Friday, January 30, 2009

Thoughts after watching Herzog's Woyzeck

Several of us, mostly from the Ubu cast, watched Werner Herzog's 1979 adaptation of Woyzeck the other day. I'd seen it around the time it came out, but remembered almost nothing about it (other than being disappointed by comparison to Herzog's earlier movies). This second viewing, informed by reading Büchner's script and living with our evolving version of it for a couple of years, made a lot more sense to me. Here's a bit of what went through my mind, and I hope others will join in.

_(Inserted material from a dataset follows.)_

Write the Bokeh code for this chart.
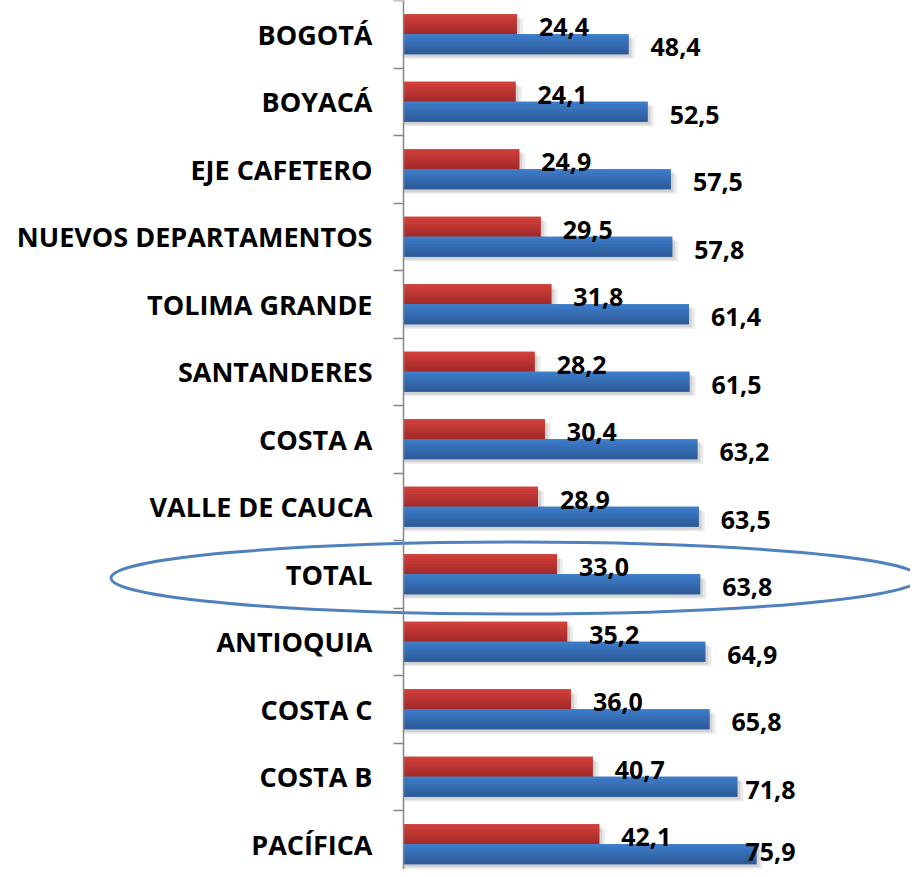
from bokeh.plotting import figure
from bokeh.models import Range1d, LinearAxis, FixedTicker, ColumnDataSource
from bokeh.core.properties import value
from bokeh.embed import file_html
from bokeh.resources import INLINE

# ---- data ----
categories = ["BOGOTÁ", "BOYACÁ", "EJE CAFETERO", "NUEVOS DEPARTAMENTOS",
              "TOLIMA GRANDE", "SANTANDERES", "COSTA A", "VALLE DE CAUCA",
              "TOTAL", "ANTIOQUIA", "COSTA C", "COSTA B", "PACÍFICA"]
red_values = [24.4, 24.1, 24.9, 29.5, 31.8, 28.2, 30.4, 28.9, 33.0, 35.2, 36.0, 40.7, 42.1]
blue_values = [48.4, 52.5, 57.5, 57.8, 61.4, 61.5, 63.2, 63.5, 63.8, 64.9, 65.8, 71.8, 75.9]
highlight = "TOTAL"

# ---- layout constants (pixels) ----
W, H = 910, 869
PX_X = 4.65          # px per value unit
PX_Y = 67.5          # px per category band
AXIS_PX = 403        # figure x of value 0
TOP_CUT = 0          # portion of the chart above the figure
BAR_H = 0.296        # bar thickness (band units)
LABEL_GAP = 22       # px between bar end and its label
LABEL_RIGHT_LIMIT = 68.8  # labels are pushed in before this value (plot right edge)
LABEL_HALF_H = 18    # px, half height of a value label box

n = len(categories)
centers = [i + 0.5 for i in range(n)]

p = figure(width=W, height=H, output_backend="svg", toolbar_location=None,
           x_range=Range1d(-AXIS_PX / PX_X, (W - AXIS_PX) / PX_X),
           y_range=Range1d((H + TOP_CUT) / PX_Y, TOP_CUT / PX_Y),
           x_axis_type=None, y_axis_type=None, min_border=0)
p.grid.visible = False
p.outline_line_color = None
p.background_fill_color = "white"
p.border_fill_color = "white"


def lerp(c1, c2, t):
    return "#%02x%02x%02x" % tuple(int(round(a + (b - a) * t)) for a, b in zip(c1, c2))


def draw_series(vals, offset_sign, top_rgb, bottom_rgb):
    dx = 3 / PX_X
    dy = 3 / PX_Y
    ys = [c + offset_sign * BAR_H / 2 for c in centers]
    # soft shadow
    for k, a in ((2, 0.08), (1, 0.10)):
        p.hbar(y=[y + dy * k / 2 + dy / 2 for y in ys], left=0,
               right=[v + dx * k for v in vals], height=BAR_H,
               fill_color="#000000", fill_alpha=a, line_color=None)
    # base fill, then gradient slices
    p.hbar(y=ys, left=0, right=vals, height=BAR_H,
           fill_color=lerp(top_rgb, bottom_rgb, 0.5), line_color=None)
    S = 8
    for j in range(S):
        t = (j + 0.5) / S
        yy = [y - BAR_H / 2 + t * BAR_H for y in ys]
        col = lerp(top_rgb, bottom_rgb, t)
        p.hbar(y=yy, left=0, right=vals, height=BAR_H / S,
               fill_color=col, line_color=None)


draw_series(red_values, -1, (214, 66, 60), (158, 40, 40))
draw_series(blue_values, 1, (62, 127, 206), (44, 88, 148))

# value labels (kept inside the plot area, like the original)
fmt = lambda v: ("%.1f" % v).replace(".", ",")
dy_lab = 3 / PX_Y
y_max = (H + TOP_CUT - LABEL_HALF_H) / PX_Y
red_src = ColumnDataSource(dict(
    x=[min(v, LABEL_RIGHT_LIMIT) for v in red_values],
    y=[min(c - BAR_H / 2 + dy_lab, y_max) for c in centers],
    t=[fmt(v) for v in red_values]))
blue_src = ColumnDataSource(dict(
    x=[min(v, LABEL_RIGHT_LIMIT) for v in blue_values],
    y=[min(c + BAR_H / 2 + dy_lab, y_max) for c in centers],
    t=[fmt(v) for v in blue_values]))
for src in (red_src, blue_src):
    p.text(x="x", y="y", text="t", source=src, x_offset=LABEL_GAP,
           text_align="left", text_baseline="middle",
           text_font=value("Open Sans"), text_font_style="bold",
           text_font_size="25px", text_color="black")

# highlight ellipse around TOTAL
ti = categories.index(highlight)
p.ellipse(x=24.1, y=centers[ti] + 0.056, width=174.0, height=1.067,
          fill_color=None, line_color="#4F81BD", line_width=3)

# category axis drawn at value 0
yaxis = LinearAxis(fixed_location=0,
                   ticker=FixedTicker(ticks=centers, minor_ticks=[float(i) for i in range(n + 1)]),
                   major_label_overrides={c: name for c, name in zip(centers, categories)},
                   major_tick_out=0, major_tick_in=0,
                   minor_tick_out=10, minor_tick_in=0,
                   minor_tick_line_color="#868686", minor_tick_line_width=1.5,
                   axis_line_color="#868686", axis_line_width=1.5,
                   major_label_standoff=21,
                   major_label_text_font="Open Sans",
                   major_label_text_font_style="bold",
                   major_label_text_font_size="27px",
                   major_label_text_color="black")
p.add_layout(yaxis, "left")

open("out.html", "w").write(file_html(p, INLINE))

1. For the first time, i really grasped the implications of Sarah's point about the fragmentary/unfinished nature of the original. There's no definitive version of the play, and different translators/directors have fiddled around with it in all sorts of ways. (In some of our earliest discussions of what we might do with it, we briefly toyed with the idea of drawing scenes out of a hat and performing them in totally random order.) Sure enough, Herzog's adaptation includes almost everything ours does, only in a markedly different sequence, plus an additional scene at the end. The effect reminded me of the time I provided text material for a dance piece by three friends--I gave them lots of fragments and told them to take what they wanted and then do anything with it they wanted. When I saw the actual performance, i recognized almost all the words coming out of their mouths, but had no idea what they'd say next or how it would sound. Likewise, everything Woyzeck and company did and said was familiar, yet not.

2. The downside of this arbitrariness is that there's no real character development in the story. Woyzeck (the character) starts off pretty crazy, stays that way as he undergoes various trials and tribulations, and just gets a little crazier at the end. Maybe I'm missing something, but it seems like there's no single incident that pushes him over the edge--he's already over it from the get-go. I think that has a lot to do with why I didn't remember much about the movie, and why the printed script of the play (minus our, or anyone else's, staging of it) feels a little slight to me.

3. I get the sensation, particularly watching Herzog's filmed version, that the play is from a totally different era and culture than ours. Well, that's obvious, of course, but what I mean is that few of the conventions we as audience members 150 years later take for granted--Method acting, narrative arc, even cause and effect--apply here, at least not in recognizable form.

This is not to suggest I don't find Woyzeck interesting--far from it! In fact, I'm eager to see what other adapters have done with Büchner's raw material, including Berg's opera and the several other film versions.